▸ **SET PROBLEM**
Write out the material exactly. Do not include the pictures.
# START OF MATERIAL
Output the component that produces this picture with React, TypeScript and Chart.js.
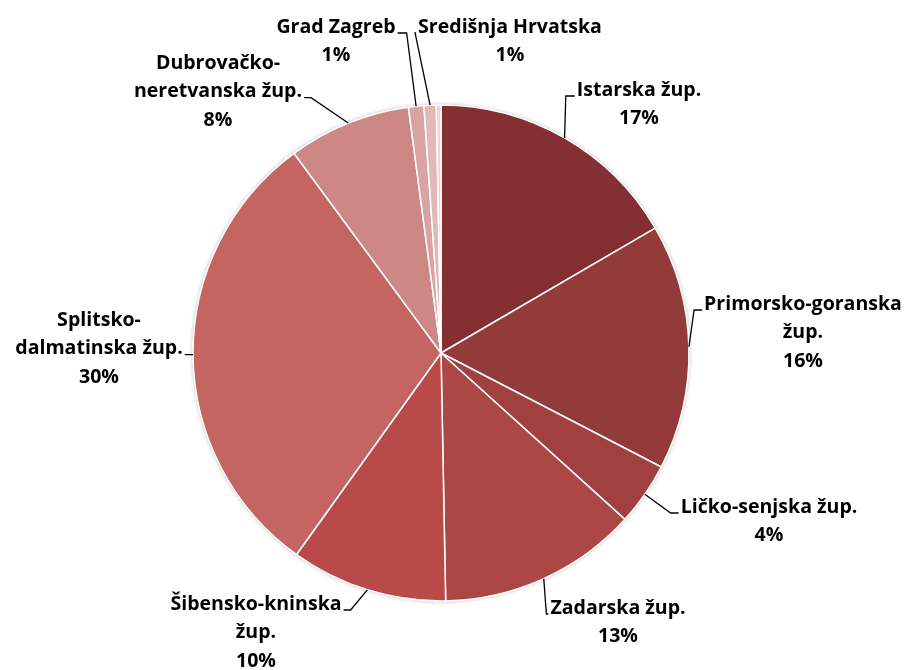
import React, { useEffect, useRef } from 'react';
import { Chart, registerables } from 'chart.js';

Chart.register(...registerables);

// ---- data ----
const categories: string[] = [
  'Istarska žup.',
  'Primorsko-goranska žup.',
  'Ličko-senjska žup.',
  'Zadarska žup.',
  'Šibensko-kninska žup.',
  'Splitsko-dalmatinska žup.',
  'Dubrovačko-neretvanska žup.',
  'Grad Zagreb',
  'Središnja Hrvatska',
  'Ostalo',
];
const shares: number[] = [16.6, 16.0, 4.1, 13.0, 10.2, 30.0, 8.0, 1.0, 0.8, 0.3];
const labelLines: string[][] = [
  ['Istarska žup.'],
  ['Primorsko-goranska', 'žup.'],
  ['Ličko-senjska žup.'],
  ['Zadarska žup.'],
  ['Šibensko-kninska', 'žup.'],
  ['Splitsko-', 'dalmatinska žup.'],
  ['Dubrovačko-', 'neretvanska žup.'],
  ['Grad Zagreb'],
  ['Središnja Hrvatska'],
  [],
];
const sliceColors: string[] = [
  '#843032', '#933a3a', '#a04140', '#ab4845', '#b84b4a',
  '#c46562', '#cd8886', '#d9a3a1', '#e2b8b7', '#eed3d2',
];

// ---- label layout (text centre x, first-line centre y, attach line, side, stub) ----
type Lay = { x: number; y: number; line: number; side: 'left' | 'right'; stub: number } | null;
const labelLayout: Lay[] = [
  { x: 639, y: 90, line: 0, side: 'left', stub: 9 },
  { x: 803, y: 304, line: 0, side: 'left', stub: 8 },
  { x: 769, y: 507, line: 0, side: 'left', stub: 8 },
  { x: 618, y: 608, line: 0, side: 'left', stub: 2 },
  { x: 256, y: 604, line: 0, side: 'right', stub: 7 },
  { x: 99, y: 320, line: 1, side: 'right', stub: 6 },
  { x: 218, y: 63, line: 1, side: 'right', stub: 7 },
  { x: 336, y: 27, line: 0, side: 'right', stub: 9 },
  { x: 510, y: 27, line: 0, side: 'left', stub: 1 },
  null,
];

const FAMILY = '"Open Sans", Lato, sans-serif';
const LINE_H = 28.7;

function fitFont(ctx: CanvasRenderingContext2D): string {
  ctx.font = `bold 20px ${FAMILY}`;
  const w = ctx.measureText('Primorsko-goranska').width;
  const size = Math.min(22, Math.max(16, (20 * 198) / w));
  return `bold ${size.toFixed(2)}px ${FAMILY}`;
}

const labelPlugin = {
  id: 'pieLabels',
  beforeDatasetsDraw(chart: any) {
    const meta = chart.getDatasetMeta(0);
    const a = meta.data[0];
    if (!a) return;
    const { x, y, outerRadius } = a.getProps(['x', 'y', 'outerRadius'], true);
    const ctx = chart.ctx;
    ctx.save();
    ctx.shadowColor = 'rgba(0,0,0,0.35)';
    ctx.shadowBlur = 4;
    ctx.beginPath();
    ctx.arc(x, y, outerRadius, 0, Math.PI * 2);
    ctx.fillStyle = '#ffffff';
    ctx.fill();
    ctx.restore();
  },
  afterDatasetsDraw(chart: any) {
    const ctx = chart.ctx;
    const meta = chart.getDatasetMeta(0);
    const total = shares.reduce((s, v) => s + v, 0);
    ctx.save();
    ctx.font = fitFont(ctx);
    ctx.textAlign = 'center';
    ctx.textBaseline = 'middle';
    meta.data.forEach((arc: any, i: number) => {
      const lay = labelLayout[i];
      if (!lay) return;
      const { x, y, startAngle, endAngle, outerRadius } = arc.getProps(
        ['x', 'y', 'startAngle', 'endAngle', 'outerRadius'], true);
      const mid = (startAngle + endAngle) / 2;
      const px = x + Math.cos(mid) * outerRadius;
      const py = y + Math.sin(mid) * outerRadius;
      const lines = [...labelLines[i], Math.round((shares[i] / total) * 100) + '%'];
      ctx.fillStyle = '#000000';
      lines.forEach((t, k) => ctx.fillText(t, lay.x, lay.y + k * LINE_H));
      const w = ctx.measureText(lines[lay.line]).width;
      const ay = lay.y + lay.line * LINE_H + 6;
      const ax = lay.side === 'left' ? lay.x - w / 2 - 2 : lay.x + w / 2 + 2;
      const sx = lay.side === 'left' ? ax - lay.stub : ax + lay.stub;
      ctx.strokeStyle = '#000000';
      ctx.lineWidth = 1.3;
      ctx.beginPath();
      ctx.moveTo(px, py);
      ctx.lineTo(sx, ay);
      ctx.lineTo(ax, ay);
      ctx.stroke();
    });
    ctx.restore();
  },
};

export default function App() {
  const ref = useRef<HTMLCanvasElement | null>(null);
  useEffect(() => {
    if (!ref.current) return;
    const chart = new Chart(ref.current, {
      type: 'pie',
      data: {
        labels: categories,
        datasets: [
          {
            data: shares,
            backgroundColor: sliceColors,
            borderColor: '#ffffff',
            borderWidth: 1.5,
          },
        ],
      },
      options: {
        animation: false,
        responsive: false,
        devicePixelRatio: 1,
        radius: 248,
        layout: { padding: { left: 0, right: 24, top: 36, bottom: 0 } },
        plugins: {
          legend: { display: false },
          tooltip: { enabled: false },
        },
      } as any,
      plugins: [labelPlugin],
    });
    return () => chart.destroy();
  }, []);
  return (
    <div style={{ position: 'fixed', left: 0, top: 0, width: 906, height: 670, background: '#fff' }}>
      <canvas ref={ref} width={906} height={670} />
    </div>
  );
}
# END OF MATERIAL
▸ **FINISHED TASK**
Output the component that produces this picture with React, TypeScript and Chart.js.
import React, { useEffect, useRef } from 'react';
import { Chart, registerables } from 'chart.js';

Chart.register(...registerables);

// ---- data ----
const categories: string[] = [
  'Istarska žup.',
  'Primorsko-goranska žup.',
  'Ličko-senjska žup.',
  'Zadarska žup.',
  'Šibensko-kninska žup.',
  'Splitsko-dalmatinska žup.',
  'Dubrovačko-neretvanska žup.',
  'Grad Zagreb',
  'Središnja Hrvatska',
  'Ostalo',
];
const shares: number[] = [16.6, 16.0, 4.1, 13.0, 10.2, 30.0, 8.0, 1.0, 0.8, 0.3];
const labelLines: string[][] = [
  ['Istarska žup.'],
  ['Primorsko-goranska', 'žup.'],
  ['Ličko-senjska žup.'],
  ['Zadarska žup.'],
  ['Šibensko-kninska', 'žup.'],
  ['Splitsko-', 'dalmatinska žup.'],
  ['Dubrovačko-', 'neretvanska žup.'],
  ['Grad Zagreb'],
  ['Središnja Hrvatska'],
  [],
];
const sliceColors: string[] = [
  '#843032', '#933a3a', '#a04140', '#ab4845', '#b84b4a',
  '#c46562', '#cd8886', '#d9a3a1', '#e2b8b7', '#eed3d2',
];

// ---- label layout (text centre x, first-line centre y, attach line, side, stub) ----
type Lay = { x: number; y: number; line: number; side: 'left' | 'right'; stub: number } | null;
const labelLayout: Lay[] = [
  { x: 639, y: 90, line: 0, side: 'left', stub: 9 },
  { x: 803, y: 304, line: 0, side: 'left', stub: 8 },
  { x: 769, y: 507, line: 0, side: 'left', stub: 8 },
  { x: 618, y: 608, line: 0, side: 'left', stub: 2 },
  { x: 256, y: 604, line: 0, side: 'right', stub: 7 },
  { x: 99, y: 320, line: 1, side: 'right', stub: 6 },
  { x: 218, y: 63, line: 1, side: 'right', stub: 7 },
  { x: 336, y: 27, line: 0, side: 'right', stub: 9 },
  { x: 510, y: 27, line: 0, side: 'left', stub: 1 },
  null,
];

const FAMILY = '"Open Sans", Lato, sans-serif';
const LINE_H = 28.7;

function fitFont(ctx: CanvasRenderingContext2D): string {
  ctx.font = `bold 20px ${FAMILY}`;
  const w = ctx.measureText('Primorsko-goranska').width;
  const size = Math.min(22, Math.max(16, (20 * 198) / w));
  return `bold ${size.toFixed(2)}px ${FAMILY}`;
}

const labelPlugin = {
  id: 'pieLabels',
  beforeDatasetsDraw(chart: any) {
    const meta = chart.getDatasetMeta(0);
    const a = meta.data[0];
    if (!a) return;
    const { x, y, outerRadius } = a.getProps(['x', 'y', 'outerRadius'], true);
    const ctx = chart.ctx;
    ctx.save();
    ctx.shadowColor = 'rgba(0,0,0,0.35)';
    ctx.shadowBlur = 4;
    ctx.beginPath();
    ctx.arc(x, y, outerRadius, 0, Math.PI * 2);
    ctx.fillStyle = '#ffffff';
    ctx.fill();
    ctx.restore();
  },
  afterDatasetsDraw(chart: any) {
    const ctx = chart.ctx;
    const meta = chart.getDatasetMeta(0);
    const total = shares.reduce((s, v) => s + v, 0);
    ctx.save();
    ctx.font = fitFont(ctx);
    ctx.textAlign = 'center';
    ctx.textBaseline = 'middle';
    meta.data.forEach((arc: any, i: number) => {
      const lay = labelLayout[i];
      if (!lay) return;
      const { x, y, startAngle, endAngle, outerRadius } = arc.getProps(
        ['x', 'y', 'startAngle', 'endAngle', 'outerRadius'], true);
      const mid = (startAngle + endAngle) / 2;
      const px = x + Math.cos(mid) * outerRadius;
      const py = y + Math.sin(mid) * outerRadius;
      const lines = [...labelLines[i], Math.round((shares[i] / total) * 100) + '%'];
      ctx.fillStyle = '#000000';
      lines.forEach((t, k) => ctx.fillText(t, lay.x, lay.y + k * LINE_H));
      const w = ctx.measureText(lines[lay.line]).width;
      const ay = lay.y + lay.line * LINE_H + 6;
      const ax = lay.side === 'left' ? lay.x - w / 2 - 2 : lay.x + w / 2 + 2;
      const sx = lay.side === 'left' ? ax - lay.stub : ax + lay.stub;
      ctx.strokeStyle = '#000000';
      ctx.lineWidth = 1.3;
      ctx.beginPath();
      ctx.moveTo(px, py);
      ctx.lineTo(sx, ay);
      ctx.lineTo(ax, ay);
      ctx.stroke();
    });
    ctx.restore();
  },
};

export default function App() {
  const ref = useRef<HTMLCanvasElement | null>(null);
  useEffect(() => {
    if (!ref.current) return;
    const chart = new Chart(ref.current, {
      type: 'pie',
      data: {
        labels: categories,
        datasets: [
          {
            data: shares,
            backgroundColor: sliceColors,
            borderColor: '#ffffff',
            borderWidth: 1.5,
          },
        ],
      },
      options: {
        animation: false,
        responsive: false,
        devicePixelRatio: 1,
        radius: 248,
        layout: { padding: { left: 0, right: 24, top: 36, bottom: 0 } },
        plugins: {
          legend: { display: false },
          tooltip: { enabled: false },
        },
      } as any,
      plugins: [labelPlugin],
    });
    return () => chart.destroy();
  }, []);
  return (
    <div style={{ position: 'fixed', left: 0, top: 0, width: 906, height: 670, background: '#fff' }}>
      <canvas ref={ref} width={906} height={670} />
    </div>
  );
}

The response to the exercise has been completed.